U.S. Airstrikes Obliterate High Profile ISIS Controlled Target… Cutting Off Major Cash Flow

The U.S. estimates that ISIS brought in $1 billion in revenue last year but that recent airstrikes on their cash holdings and oil infrastructure are beginning to squeeze the group’s finances.

Daniel Glaser, the Treasury Department’s assistant secretary for terrorist financing, said Thursday that the U.S. efforts to cripple ISIS’ ability to raise money are “bearing fruit.”
He pointed to airstrikes by the U.S.-led coalition against ISIS cash storage sites in Iraq and Syria as having destroyed “possibly” more than a $100 million of the group’s money, along with strikes against oil infrastructure and distribution capabilities controlled by ISIS.
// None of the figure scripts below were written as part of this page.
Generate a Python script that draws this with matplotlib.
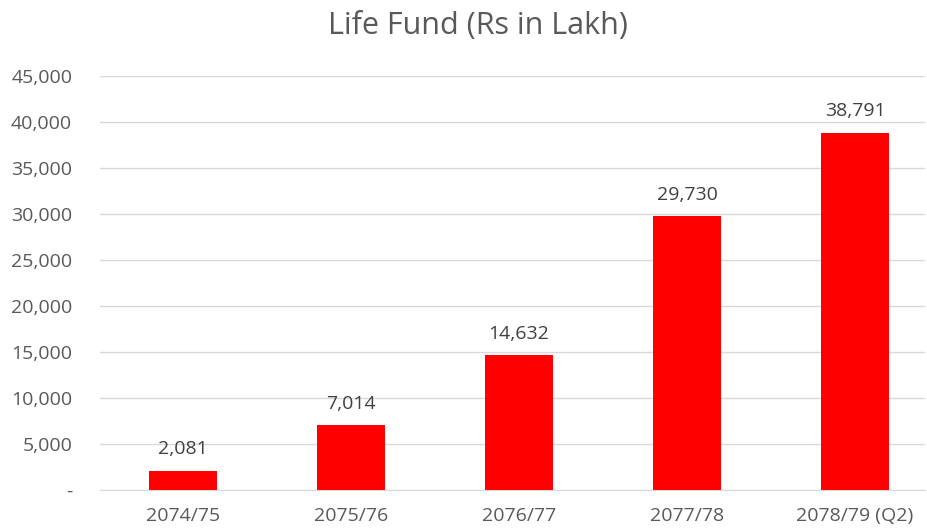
import matplotlib
matplotlib.use("Agg")
import matplotlib.pyplot as plt
from matplotlib.ticker import FuncFormatter, MultipleLocator

categories = ["2074/75", "2075/76", "2076/77", "2077/78", "2078/79 (Q2)"]
values = [2081, 7014, 14632, 29730, 38791]
title = "Life Fund (Rs in Lakh)"

plt.rcParams['font.family'] = ['Open Sans', 'DejaVu Sans']
text_color = "#595959"

fig = plt.figure(figsize=(9.28, 5.31), dpi=100)
ax = fig.add_axes([100/928, 1 - 490/531, 825/928, (490-76)/531])

x = list(range(len(categories)))
ax.bar(x, values, width=0.4, color="#FF0000", zorder=3)
for xi, v in zip(x, values):
    ax.annotate(f"{v:,}", (xi, v), xytext=(0, 12), textcoords="offset points",
                ha="center", va="baseline", fontsize=14, color="#404040")

ax.set_ylim(0, 45000)
ax.set_xlim(-0.494, 4.417)
ax.yaxis.set_major_locator(MultipleLocator(5000))
ax.yaxis.set_major_formatter(FuncFormatter(lambda v, p: "-" if v == 0 else f"{int(v):,}"))
ax.set_xticks(x)
ax.set_xticklabels(categories)
ax.grid(axis="y", color="#D9D9D9", linewidth=1, zorder=0)
for s in ["top", "right", "left"]:
    ax.spines[s].set_visible(False)
ax.spines["bottom"].set_color("#D9D9D9")
ax.tick_params(axis="both", length=0, labelsize=14, colors=text_color)
ax.tick_params(axis="x", pad=12)
ax.tick_params(axis="y", pad=20)
for lbl in ax.get_yticklabels():
    lbl.set_horizontalalignment("right")

fig.text(478/928, 1 - 26/531, title, ha="center", va="center", fontsize=22, color=text_color)

fig.savefig("out.png", dpi=100)
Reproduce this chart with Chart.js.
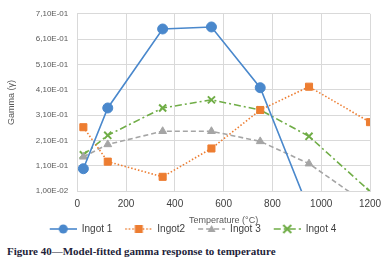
<!DOCTYPE html>
<html>
<head>
<meta charset="utf-8">
<script src="https://cdn.jsdelivr.net/npm/chart.js@4"></script>
<style>
  html, body { margin: 0; padding: 0; background: #fff; }
  #wrap { position: relative; width: 392px; height: 266px; }
  #chart { position: absolute; left: 0; top: 0; }
  #caption {
    position: absolute; left: 7px; top: 245px;
    font-family: "Liberation Serif", serif; font-weight: bold; font-size: 11px;
    color: #1e1e3a; white-space: nowrap;
  }
</style>
</head>
<body>
<div id="wrap">
  <canvas id="chart" width="392" height="244"></canvas>
  <div id="caption">Figure 40—Model-fitted gamma response to temperature</div>
</div>
<script>
// temperatures (°C)
var temps = [25, 125, 350, 550, 750, 950, 1200];
// gamma values per ingot
var ingot1 = [0.098, 0.338, 0.650, 0.658, 0.418, -0.065, -0.30];
var ingot2 = [0.262, 0.126, 0.066, 0.178, 0.330, 0.422, 0.282];
var ingot3 = [0.145, 0.194, 0.246, 0.246, 0.206, 0.118, -0.05];
var ingot4 = [0.153, 0.230, 0.338, 0.370, 0.330, 0.226, 0.008];
var yTicks = [0.01, 0.11, 0.21, 0.31, 0.41, 0.51, 0.61, 0.71];
var xTicks = [0, 200, 400, 600, 800, 1000, 1200];

function pts(arr) {
    return temps.map(function(t, i) { return {x: t, y: arr[i]}; });
}

function sciLabel(v) {
    var s = v.toExponential(2).split('e');
    var e = parseInt(s[1], 10);
    var es = (e < 0 ? '-' : '+') + String(Math.abs(e)).padStart(2, '0');
    return s[0].replace('.', ',') + 'E' + es;
}

var series = [
    {label: 'Ingot 1', data: ingot1, color: '#4a88cc', dash: [], style: 'circle', r: 5, bw: 1.6},
    {label: 'Ingot2', data: ingot2, color: '#ed7d31', dash: [1.5, 2], style: 'rect', r: 5, bw: 1.6},
    {label: 'Ingot 3', data: ingot3, color: '#a5a5a5', dash: [5, 3], style: 'triangle', r: 4.5, bw: 1.6},
    {label: 'Ingot 4', data: ingot4, color: '#70ad47', dash: [7, 3, 2, 3], style: 'crossRot', r: 5, bw: 1.6}
];

// legend swatch: blank lead-in, then line segment with the marker in the middle
var SW = 39, LEAD = 12;
function swatch(s) {
    var c = document.createElement('canvas');
    c.width = SW; c.height = 12;
    var g = c.getContext('2d');
    g.strokeStyle = s.color; g.fillStyle = s.color; g.lineWidth = s.bw;
    g.setLineDash(s.dash);
    g.beginPath(); g.moveTo(LEAD, 6); g.lineTo(SW, 6); g.stroke();
    g.setLineDash([]);
    var cx = LEAD + (SW - LEAD) / 2, cy = 6;
    if (s.style === 'circle') {
        g.beginPath(); g.arc(cx, cy, 4.5, 0, Math.PI * 2); g.fill();
    } else if (s.style === 'rect') {
        g.fillRect(cx - 4, cy - 4, 8, 8);
    } else if (s.style === 'triangle') {
        g.beginPath(); g.moveTo(cx, cy - 4); g.lineTo(cx + 4, cy + 3); g.lineTo(cx - 4, cy + 3); g.closePath(); g.fill();
    } else {
        g.lineWidth = 2;
        g.beginPath(); g.moveTo(cx - 4, cy - 4); g.lineTo(cx + 4, cy + 4);
        g.moveTo(cx + 4, cy - 4); g.lineTo(cx - 4, cy + 4); g.stroke();
    }
    return c;
}
var swatches = series.map(swatch);

var ctx = document.getElementById('chart').getContext('2d');
var chart = new Chart(ctx, {
    type: 'scatter',
    data: {
        datasets: series.map(function(s) {
            return {
                label: s.label,
                data: pts(s.data),
                showLine: true,
                borderColor: s.color,
                backgroundColor: s.color,
                borderWidth: s.bw,
                borderDash: s.dash,
                pointStyle: s.style,
                pointRadius: s.r,
                pointHoverRadius: s.r,
                pointBorderWidth: s.style === 'crossRot' ? 2 : 1,
                tension: 0
            };
        })
    },
    options: {
        responsive: false,
        animation: false,
        layout: {padding: {left: 4, right: 22, top: 13, bottom: 0}},
        plugins: {
            tooltip: {enabled: false},
            legend: {
                position: 'bottom',
                labels: {
                    usePointStyle: true,
                    pointStyleWidth: SW,
                    boxHeight: 10,
                    padding: 1,
                    color: '#404040',
                    font: {family: 'Liberation Sans', size: 10, lineHeight: 1},
                    generateLabels: function(ch) {
                        return series.map(function(s, i) {
                            return {text: s.label, pointStyle: swatches[i], datasetIndex: i,
                                    fillStyle: s.color, strokeStyle: s.color, lineWidth: 0, fontColor: '#404040'};
                        });
                    }
                }
            }
        },
        scales: {
            x: {
                type: 'linear',
                min: 0, max: 1200,
                afterBuildTicks: function(sc) { sc.ticks = xTicks.map(function(v) { return {value: v}; }); },
                afterFit: function(sc) { sc.height -= 3; },
                grid: {color: '#d9d9d9', drawTicks: false},
                border: {color: '#d9d9d9'},
                ticks: {color: '#404040', font: {family: 'Liberation Sans', size: 10, lineHeight: 1}, padding: 8, maxRotation: 0,
                        callback: function(v) { return String(v); }},
                title: {display: true, text: 'Temperature (°C)', color: '#595959',
                        font: {family: 'Liberation Sans', size: 9, lineHeight: 1}, padding: {top: 2, bottom: -2}}
            },
            y: {
                min: 0.01, max: 0.71,
                afterBuildTicks: function(sc) { sc.ticks = yTicks.map(function(v) { return {value: v}; }); },
                grid: {color: '#d9d9d9', drawTicks: false},
                border: {color: '#d9d9d9'},
                ticks: {color: '#595959', font: {family: 'Liberation Sans', size: 8}, padding: 9,
                        callback: function(v) { return sciLabel(v); }},
                title: {display: true, text: 'Gamma (γ)', color: '#595959',
                        font: {family: 'Liberation Sans', size: 9}, padding: {top: 2, bottom: 10}}
            }
        }
    }
});
</script>
</body>
</html>
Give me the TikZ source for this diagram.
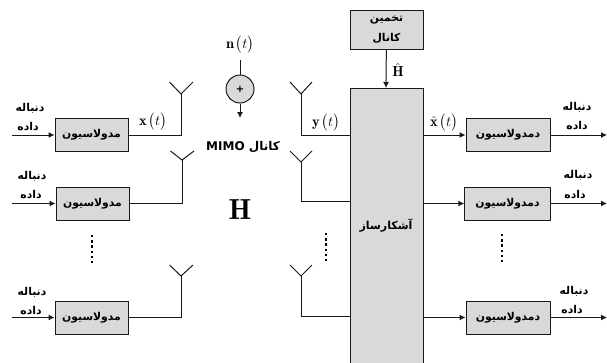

He said a combination of military power, intelligence sharing and diplomatic efforts are blunting ISIS’ financial reach — but that it still has paths to revenue at its disposal.
“ISIL’s sources of income include oil and gas sales, extortion and taxation, external donations, kidnapping-for-ransom, and previously, bank looting,” Glaser, using another term for ISIS, said in testimony before a joint meeting of the House Foreign Relations and Armed Services Committees.
And nearly 15 years after the 9/11 attacks, al Qaeda’s ability to fund itself has been hampered through the disruption of its financial networks and designations of various individuals involved with the group by the Treasury Department, Glaser said.